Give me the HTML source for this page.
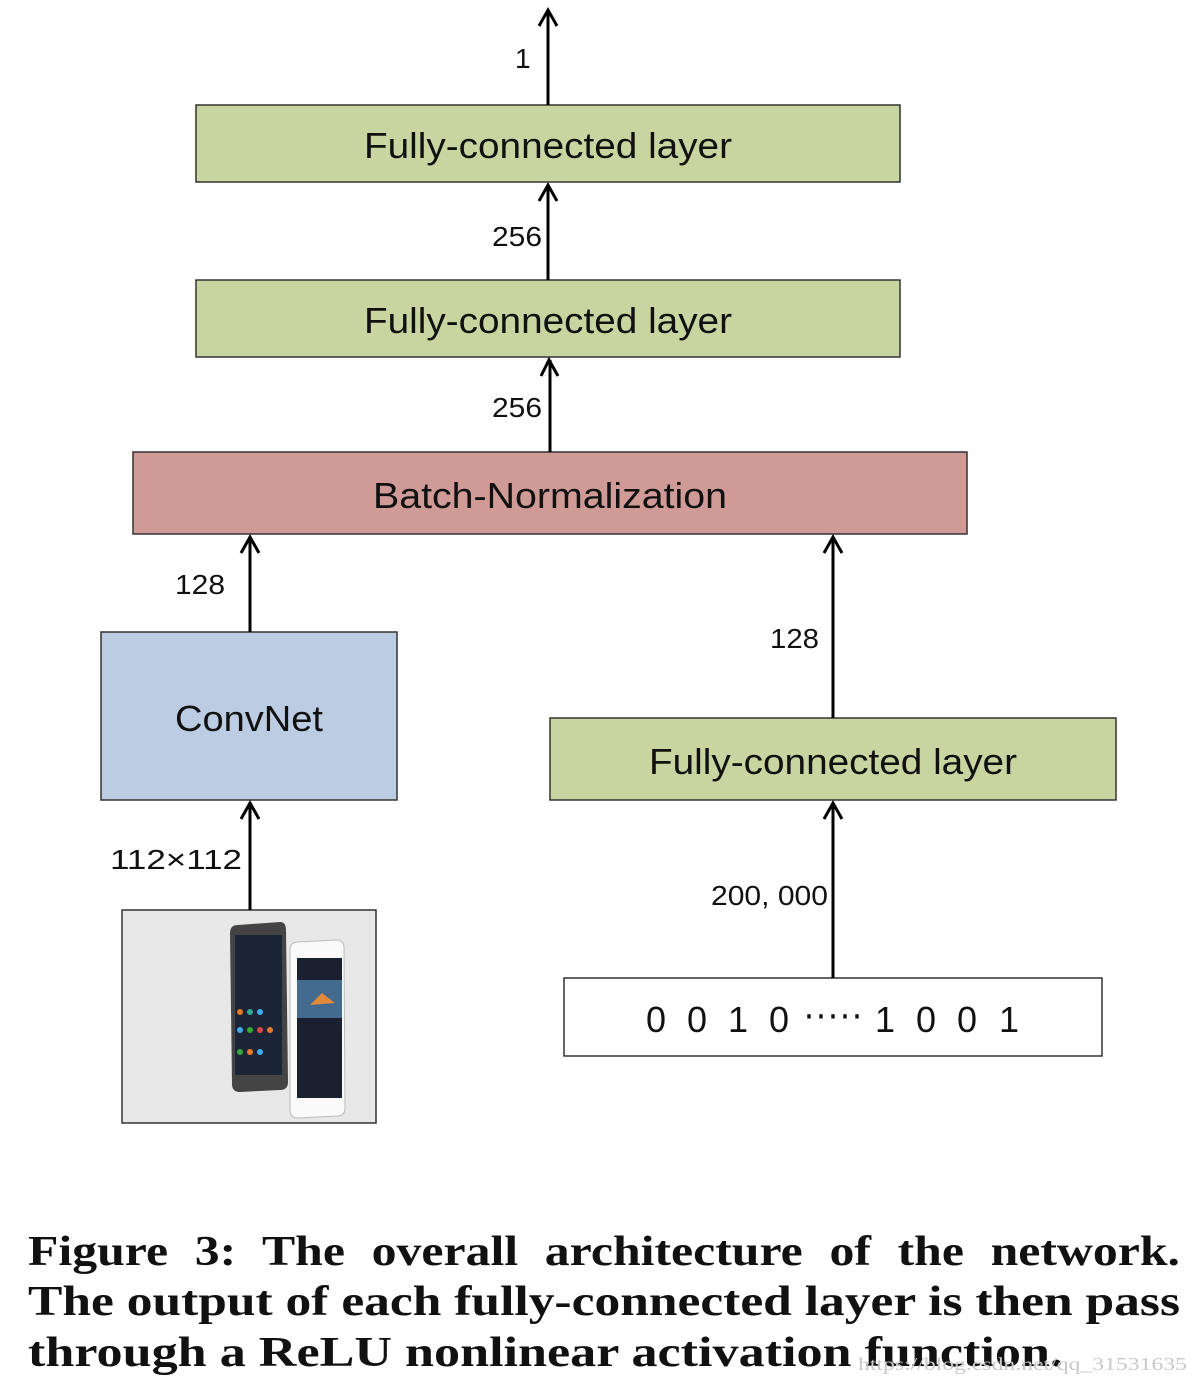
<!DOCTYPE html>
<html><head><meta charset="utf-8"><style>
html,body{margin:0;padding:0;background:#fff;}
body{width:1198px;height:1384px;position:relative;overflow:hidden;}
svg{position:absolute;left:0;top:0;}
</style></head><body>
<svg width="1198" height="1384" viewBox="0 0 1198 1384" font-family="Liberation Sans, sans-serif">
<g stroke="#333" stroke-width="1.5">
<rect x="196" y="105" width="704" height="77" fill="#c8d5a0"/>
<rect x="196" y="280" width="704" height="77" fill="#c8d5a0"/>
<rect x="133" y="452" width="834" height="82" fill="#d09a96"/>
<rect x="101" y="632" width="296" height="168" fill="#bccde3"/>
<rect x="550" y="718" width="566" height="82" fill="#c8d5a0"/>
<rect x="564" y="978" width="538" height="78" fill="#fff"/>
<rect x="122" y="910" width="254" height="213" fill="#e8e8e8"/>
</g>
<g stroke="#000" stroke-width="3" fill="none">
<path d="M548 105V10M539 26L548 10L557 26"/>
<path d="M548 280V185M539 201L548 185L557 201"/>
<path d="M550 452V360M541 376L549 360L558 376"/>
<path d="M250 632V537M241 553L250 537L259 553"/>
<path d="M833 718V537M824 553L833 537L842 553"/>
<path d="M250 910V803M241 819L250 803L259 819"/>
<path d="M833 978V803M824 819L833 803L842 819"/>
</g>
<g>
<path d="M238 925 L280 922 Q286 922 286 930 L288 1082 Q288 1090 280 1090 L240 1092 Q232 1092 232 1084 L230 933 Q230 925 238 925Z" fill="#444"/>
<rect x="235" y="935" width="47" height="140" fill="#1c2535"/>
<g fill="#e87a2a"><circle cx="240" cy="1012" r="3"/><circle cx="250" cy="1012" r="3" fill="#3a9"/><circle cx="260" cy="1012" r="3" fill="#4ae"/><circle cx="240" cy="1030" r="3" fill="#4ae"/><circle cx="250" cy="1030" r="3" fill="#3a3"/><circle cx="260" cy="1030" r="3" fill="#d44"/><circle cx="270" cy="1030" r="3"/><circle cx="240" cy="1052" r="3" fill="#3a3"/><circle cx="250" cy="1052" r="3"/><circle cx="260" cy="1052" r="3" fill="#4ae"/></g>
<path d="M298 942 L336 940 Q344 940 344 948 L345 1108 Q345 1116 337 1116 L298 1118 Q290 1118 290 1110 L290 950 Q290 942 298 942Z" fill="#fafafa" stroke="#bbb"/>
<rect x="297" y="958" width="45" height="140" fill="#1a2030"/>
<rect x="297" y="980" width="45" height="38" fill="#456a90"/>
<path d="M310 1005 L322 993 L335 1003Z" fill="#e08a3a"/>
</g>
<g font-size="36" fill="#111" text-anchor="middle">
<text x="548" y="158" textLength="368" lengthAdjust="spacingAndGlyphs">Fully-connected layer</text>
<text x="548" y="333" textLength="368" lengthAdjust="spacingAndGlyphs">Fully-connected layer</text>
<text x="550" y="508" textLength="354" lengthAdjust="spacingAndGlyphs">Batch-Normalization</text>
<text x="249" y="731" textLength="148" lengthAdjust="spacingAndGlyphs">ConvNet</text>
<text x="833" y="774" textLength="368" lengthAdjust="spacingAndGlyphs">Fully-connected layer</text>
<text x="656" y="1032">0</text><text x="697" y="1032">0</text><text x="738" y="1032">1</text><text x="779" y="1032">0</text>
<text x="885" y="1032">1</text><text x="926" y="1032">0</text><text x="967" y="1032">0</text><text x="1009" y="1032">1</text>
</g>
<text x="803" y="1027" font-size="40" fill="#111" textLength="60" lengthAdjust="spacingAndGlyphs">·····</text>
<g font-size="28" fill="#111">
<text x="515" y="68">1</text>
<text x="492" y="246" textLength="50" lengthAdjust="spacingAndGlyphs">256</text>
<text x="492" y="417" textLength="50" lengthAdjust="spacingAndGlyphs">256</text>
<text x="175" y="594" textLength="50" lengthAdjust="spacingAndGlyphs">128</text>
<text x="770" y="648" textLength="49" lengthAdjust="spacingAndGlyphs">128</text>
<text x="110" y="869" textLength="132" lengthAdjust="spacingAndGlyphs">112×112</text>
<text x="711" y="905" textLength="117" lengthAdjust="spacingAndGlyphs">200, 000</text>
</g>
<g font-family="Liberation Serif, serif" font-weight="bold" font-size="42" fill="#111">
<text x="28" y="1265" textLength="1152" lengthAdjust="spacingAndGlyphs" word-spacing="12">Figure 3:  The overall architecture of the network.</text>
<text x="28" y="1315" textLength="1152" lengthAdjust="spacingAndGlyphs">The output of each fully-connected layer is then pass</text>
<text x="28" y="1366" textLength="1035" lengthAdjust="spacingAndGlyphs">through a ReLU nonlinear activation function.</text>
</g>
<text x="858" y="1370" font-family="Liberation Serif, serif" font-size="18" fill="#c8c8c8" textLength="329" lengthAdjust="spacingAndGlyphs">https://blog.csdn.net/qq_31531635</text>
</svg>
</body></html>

***

• Objective: Return each line of the data, keeping its wording exact and omitting pictures.

• Exercise result:
Give me the HTML source for this page.
<!DOCTYPE html>
<html><head><meta charset="utf-8"><style>
html,body{margin:0;padding:0;background:#fff;}
body{width:1198px;height:1384px;position:relative;overflow:hidden;}
svg{position:absolute;left:0;top:0;}
</style></head><body>
<svg width="1198" height="1384" viewBox="0 0 1198 1384" font-family="Liberation Sans, sans-serif">
<g stroke="#333" stroke-width="1.5">
<rect x="196" y="105" width="704" height="77" fill="#c8d5a0"/>
<rect x="196" y="280" width="704" height="77" fill="#c8d5a0"/>
<rect x="133" y="452" width="834" height="82" fill="#d09a96"/>
<rect x="101" y="632" width="296" height="168" fill="#bccde3"/>
<rect x="550" y="718" width="566" height="82" fill="#c8d5a0"/>
<rect x="564" y="978" width="538" height="78" fill="#fff"/>
<rect x="122" y="910" width="254" height="213" fill="#e8e8e8"/>
</g>
<g stroke="#000" stroke-width="3" fill="none">
<path d="M548 105V10M539 26L548 10L557 26"/>
<path d="M548 280V185M539 201L548 185L557 201"/>
<path d="M550 452V360M541 376L549 360L558 376"/>
<path d="M250 632V537M241 553L250 537L259 553"/>
<path d="M833 718V537M824 553L833 537L842 553"/>
<path d="M250 910V803M241 819L250 803L259 819"/>
<path d="M833 978V803M824 819L833 803L842 819"/>
</g>
<g>
<path d="M238 925 L280 922 Q286 922 286 930 L288 1082 Q288 1090 280 1090 L240 1092 Q232 1092 232 1084 L230 933 Q230 925 238 925Z" fill="#444"/>
<rect x="235" y="935" width="47" height="140" fill="#1c2535"/>
<g fill="#e87a2a"><circle cx="240" cy="1012" r="3"/><circle cx="250" cy="1012" r="3" fill="#3a9"/><circle cx="260" cy="1012" r="3" fill="#4ae"/><circle cx="240" cy="1030" r="3" fill="#4ae"/><circle cx="250" cy="1030" r="3" fill="#3a3"/><circle cx="260" cy="1030" r="3" fill="#d44"/><circle cx="270" cy="1030" r="3"/><circle cx="240" cy="1052" r="3" fill="#3a3"/><circle cx="250" cy="1052" r="3"/><circle cx="260" cy="1052" r="3" fill="#4ae"/></g>
<path d="M298 942 L336 940 Q344 940 344 948 L345 1108 Q345 1116 337 1116 L298 1118 Q290 1118 290 1110 L290 950 Q290 942 298 942Z" fill="#fafafa" stroke="#bbb"/>
<rect x="297" y="958" width="45" height="140" fill="#1a2030"/>
<rect x="297" y="980" width="45" height="38" fill="#456a90"/>
<path d="M310 1005 L322 993 L335 1003Z" fill="#e08a3a"/>
</g>
<g font-size="36" fill="#111" text-anchor="middle">
<text x="548" y="158" textLength="368" lengthAdjust="spacingAndGlyphs">Fully-connected layer</text>
<text x="548" y="333" textLength="368" lengthAdjust="spacingAndGlyphs">Fully-connected layer</text>
<text x="550" y="508" textLength="354" lengthAdjust="spacingAndGlyphs">Batch-Normalization</text>
<text x="249" y="731" textLength="148" lengthAdjust="spacingAndGlyphs">ConvNet</text>
<text x="833" y="774" textLength="368" lengthAdjust="spacingAndGlyphs">Fully-connected layer</text>
<text x="656" y="1032">0</text><text x="697" y="1032">0</text><text x="738" y="1032">1</text><text x="779" y="1032">0</text>
<text x="885" y="1032">1</text><text x="926" y="1032">0</text><text x="967" y="1032">0</text><text x="1009" y="1032">1</text>
</g>
<text x="803" y="1027" font-size="40" fill="#111" textLength="60" lengthAdjust="spacingAndGlyphs">·····</text>
<g font-size="28" fill="#111">
<text x="515" y="68">1</text>
<text x="492" y="246" textLength="50" lengthAdjust="spacingAndGlyphs">256</text>
<text x="492" y="417" textLength="50" lengthAdjust="spacingAndGlyphs">256</text>
<text x="175" y="594" textLength="50" lengthAdjust="spacingAndGlyphs">128</text>
<text x="770" y="648" textLength="49" lengthAdjust="spacingAndGlyphs">128</text>
<text x="110" y="869" textLength="132" lengthAdjust="spacingAndGlyphs">112×112</text>
<text x="711" y="905" textLength="117" lengthAdjust="spacingAndGlyphs">200, 000</text>
</g>
<g font-family="Liberation Serif, serif" font-weight="bold" font-size="42" fill="#111">
<text x="28" y="1265" textLength="1152" lengthAdjust="spacingAndGlyphs" word-spacing="12">Figure 3:  The overall architecture of the network.</text>
<text x="28" y="1315" textLength="1152" lengthAdjust="spacingAndGlyphs">The output of each fully-connected layer is then pass</text>
<text x="28" y="1366" textLength="1035" lengthAdjust="spacingAndGlyphs">through a ReLU nonlinear activation function.</text>
</g>
<text x="858" y="1370" font-family="Liberation Serif, serif" font-size="18" fill="#c8c8c8" textLength="329" lengthAdjust="spacingAndGlyphs">https://blog.csdn.net/qq_31531635</text>
</svg>
</body></html>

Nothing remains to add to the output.